Zuma: Govt will respect & comply with all court orders

The president yesterday reaffirmed his Cabinet’s commitment to the independence of the judiciary.

Deputy Chief Justice Dikgang Moseneke, Chief Justice Mogoeng Mogoeng, President Jacob Zuma and Deputy President Cyril Ramaphosa. Picture: Aurelie Kalenga/EWN.

PRETORIA - President Jacob Zuma has reaffirmed his Cabinet's commitment to the independence of the judiciary, agreeing to comply and respect all court orders.

The president on Thursday chaired a meeting of the executive and the judiciary at the Union Buildings in Pretoria, to discuss working relations between the two arms of state.

The meeting was at the request of Chief Justice Mogoeng Mogoeng after concerns about criticism of the judiciary by members of Cabinet.
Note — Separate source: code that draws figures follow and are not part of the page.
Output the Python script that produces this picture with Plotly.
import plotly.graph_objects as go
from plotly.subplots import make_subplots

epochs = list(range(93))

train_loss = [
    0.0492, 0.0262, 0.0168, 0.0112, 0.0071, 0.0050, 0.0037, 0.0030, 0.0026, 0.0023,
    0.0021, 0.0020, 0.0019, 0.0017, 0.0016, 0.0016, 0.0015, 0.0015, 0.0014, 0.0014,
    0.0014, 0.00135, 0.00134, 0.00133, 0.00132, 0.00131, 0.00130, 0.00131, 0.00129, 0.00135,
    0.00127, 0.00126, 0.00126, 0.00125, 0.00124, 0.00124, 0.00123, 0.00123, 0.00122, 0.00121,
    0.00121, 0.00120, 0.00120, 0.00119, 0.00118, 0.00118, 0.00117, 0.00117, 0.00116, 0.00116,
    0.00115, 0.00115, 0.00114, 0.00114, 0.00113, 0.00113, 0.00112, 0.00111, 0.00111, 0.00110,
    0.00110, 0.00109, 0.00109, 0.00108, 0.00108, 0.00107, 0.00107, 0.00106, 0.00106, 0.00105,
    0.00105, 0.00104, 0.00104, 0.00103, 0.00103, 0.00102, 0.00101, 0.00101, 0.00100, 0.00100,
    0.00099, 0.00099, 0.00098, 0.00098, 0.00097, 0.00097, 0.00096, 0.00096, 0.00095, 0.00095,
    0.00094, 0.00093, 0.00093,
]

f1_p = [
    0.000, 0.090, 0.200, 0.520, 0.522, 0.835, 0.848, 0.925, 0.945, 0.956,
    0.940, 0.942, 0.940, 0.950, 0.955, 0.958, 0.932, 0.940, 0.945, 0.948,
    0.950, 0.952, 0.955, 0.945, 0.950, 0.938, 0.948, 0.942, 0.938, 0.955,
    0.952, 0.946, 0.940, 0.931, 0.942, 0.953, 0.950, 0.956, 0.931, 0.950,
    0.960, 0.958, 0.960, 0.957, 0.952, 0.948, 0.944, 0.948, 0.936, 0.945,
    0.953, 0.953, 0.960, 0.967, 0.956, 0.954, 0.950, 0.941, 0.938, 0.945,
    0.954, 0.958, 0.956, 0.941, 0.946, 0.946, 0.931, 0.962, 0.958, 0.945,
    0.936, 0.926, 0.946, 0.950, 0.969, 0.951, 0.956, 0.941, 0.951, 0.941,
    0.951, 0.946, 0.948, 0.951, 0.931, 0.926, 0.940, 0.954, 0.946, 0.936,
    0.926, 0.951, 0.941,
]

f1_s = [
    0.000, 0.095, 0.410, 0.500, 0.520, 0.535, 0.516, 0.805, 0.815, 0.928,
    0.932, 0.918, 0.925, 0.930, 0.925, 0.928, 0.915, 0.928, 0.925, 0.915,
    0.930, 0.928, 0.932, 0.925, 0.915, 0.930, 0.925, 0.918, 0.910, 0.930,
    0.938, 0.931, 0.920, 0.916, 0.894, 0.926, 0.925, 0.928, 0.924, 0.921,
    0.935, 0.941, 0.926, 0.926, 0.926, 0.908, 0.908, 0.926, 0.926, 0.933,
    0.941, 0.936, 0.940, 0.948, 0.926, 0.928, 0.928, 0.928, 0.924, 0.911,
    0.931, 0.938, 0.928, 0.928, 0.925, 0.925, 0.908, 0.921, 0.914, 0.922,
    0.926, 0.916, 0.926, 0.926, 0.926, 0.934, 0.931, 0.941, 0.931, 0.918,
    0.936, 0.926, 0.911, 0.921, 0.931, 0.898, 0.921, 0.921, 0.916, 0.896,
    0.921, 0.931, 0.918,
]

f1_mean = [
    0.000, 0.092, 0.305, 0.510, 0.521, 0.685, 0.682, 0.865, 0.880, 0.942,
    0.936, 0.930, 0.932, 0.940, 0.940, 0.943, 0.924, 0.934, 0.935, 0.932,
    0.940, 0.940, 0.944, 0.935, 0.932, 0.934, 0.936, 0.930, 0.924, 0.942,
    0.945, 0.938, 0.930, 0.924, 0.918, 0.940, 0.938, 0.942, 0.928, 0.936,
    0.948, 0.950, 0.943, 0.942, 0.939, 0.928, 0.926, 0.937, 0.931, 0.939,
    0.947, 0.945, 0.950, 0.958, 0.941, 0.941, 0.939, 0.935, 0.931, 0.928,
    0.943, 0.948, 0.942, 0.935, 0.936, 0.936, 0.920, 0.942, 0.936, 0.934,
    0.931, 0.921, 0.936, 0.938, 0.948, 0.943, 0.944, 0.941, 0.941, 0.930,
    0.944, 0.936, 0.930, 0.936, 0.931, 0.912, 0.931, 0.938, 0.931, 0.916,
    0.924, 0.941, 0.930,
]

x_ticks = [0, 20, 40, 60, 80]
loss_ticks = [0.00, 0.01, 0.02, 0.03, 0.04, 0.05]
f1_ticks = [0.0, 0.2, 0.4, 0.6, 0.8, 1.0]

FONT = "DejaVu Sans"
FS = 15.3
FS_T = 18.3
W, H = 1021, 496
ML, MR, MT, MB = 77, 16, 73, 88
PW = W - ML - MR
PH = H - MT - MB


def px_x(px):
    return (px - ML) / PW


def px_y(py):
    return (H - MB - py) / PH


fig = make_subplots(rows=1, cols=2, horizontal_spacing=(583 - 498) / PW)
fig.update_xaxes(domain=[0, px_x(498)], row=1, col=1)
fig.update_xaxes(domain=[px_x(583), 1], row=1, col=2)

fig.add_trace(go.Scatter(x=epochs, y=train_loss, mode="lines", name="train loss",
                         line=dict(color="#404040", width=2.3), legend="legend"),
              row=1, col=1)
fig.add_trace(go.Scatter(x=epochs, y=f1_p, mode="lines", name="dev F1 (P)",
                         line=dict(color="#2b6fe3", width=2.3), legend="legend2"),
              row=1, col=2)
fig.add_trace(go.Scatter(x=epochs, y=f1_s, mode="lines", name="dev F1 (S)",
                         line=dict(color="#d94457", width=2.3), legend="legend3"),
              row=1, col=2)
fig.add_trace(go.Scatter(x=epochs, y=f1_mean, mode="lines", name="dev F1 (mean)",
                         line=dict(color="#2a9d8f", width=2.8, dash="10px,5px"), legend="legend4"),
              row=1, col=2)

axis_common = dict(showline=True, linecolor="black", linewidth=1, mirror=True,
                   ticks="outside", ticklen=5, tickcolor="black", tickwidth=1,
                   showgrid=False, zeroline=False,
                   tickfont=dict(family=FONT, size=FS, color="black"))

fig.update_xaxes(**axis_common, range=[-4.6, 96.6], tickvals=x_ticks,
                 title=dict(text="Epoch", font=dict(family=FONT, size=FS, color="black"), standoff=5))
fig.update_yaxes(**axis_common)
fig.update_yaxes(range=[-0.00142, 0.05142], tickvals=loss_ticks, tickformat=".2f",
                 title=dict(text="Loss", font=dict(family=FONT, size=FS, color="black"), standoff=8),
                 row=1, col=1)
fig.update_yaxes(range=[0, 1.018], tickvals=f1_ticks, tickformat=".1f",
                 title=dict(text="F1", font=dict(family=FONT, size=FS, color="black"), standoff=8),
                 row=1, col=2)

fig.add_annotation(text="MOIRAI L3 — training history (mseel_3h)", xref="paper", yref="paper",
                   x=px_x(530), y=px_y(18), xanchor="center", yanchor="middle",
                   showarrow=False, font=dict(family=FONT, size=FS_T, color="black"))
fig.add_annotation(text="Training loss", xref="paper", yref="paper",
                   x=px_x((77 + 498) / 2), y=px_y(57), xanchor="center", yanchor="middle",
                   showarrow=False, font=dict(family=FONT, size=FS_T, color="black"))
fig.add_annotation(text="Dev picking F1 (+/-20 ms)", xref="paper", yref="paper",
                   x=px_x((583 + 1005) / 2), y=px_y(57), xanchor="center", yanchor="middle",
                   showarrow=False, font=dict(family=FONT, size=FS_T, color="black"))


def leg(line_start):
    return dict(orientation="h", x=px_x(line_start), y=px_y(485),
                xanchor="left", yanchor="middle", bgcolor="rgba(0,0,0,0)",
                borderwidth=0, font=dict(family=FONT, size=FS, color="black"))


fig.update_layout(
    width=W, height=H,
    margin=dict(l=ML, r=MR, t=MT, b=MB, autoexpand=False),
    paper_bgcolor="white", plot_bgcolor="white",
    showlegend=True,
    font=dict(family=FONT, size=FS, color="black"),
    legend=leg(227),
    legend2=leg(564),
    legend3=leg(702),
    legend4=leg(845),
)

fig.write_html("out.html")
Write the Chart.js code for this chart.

Mogoeng called the unprecedented meeting after calls were made, which he says made unfair attacks on the court.

He had said that any attack on the judiciary must be specific and clear.

But on Thursday after an eight hour meeting, Zuma said the judiciary and the executive reached common ground.

"Court orders should be respected and complied with."

This resolution comes after the judiciary raised concerns when government disobeyed a court order and allowed Sudanese President Omar al Bashir to leave the country.

'SA'S DEMOCRACY IS HEALTHY'

Mogoeng says it's the responsibility of the judiciary to interpret the Constitution and the law, and that that will never change.

He says there's no Constitutional crisis and that South Africa's democracy is healthy.

Mogoeng called the meeting with the president after African National Congress (ANC) Secretary General Gwede Mantashe was quoted as saying the Constitutional Court judges were part of counter revolutionary forces.

But the Chief Justice says the resolutions taken by the executive and the judiciary will help them move forward, making South Africa a better place.

"I confirm the statement read out by the president as being a true reflection of the undertakings that we collectively made as we move forward."

The two arms of state have committed to, among other things, exercising care and caution in their public statements while criticising one another without being antagonistic.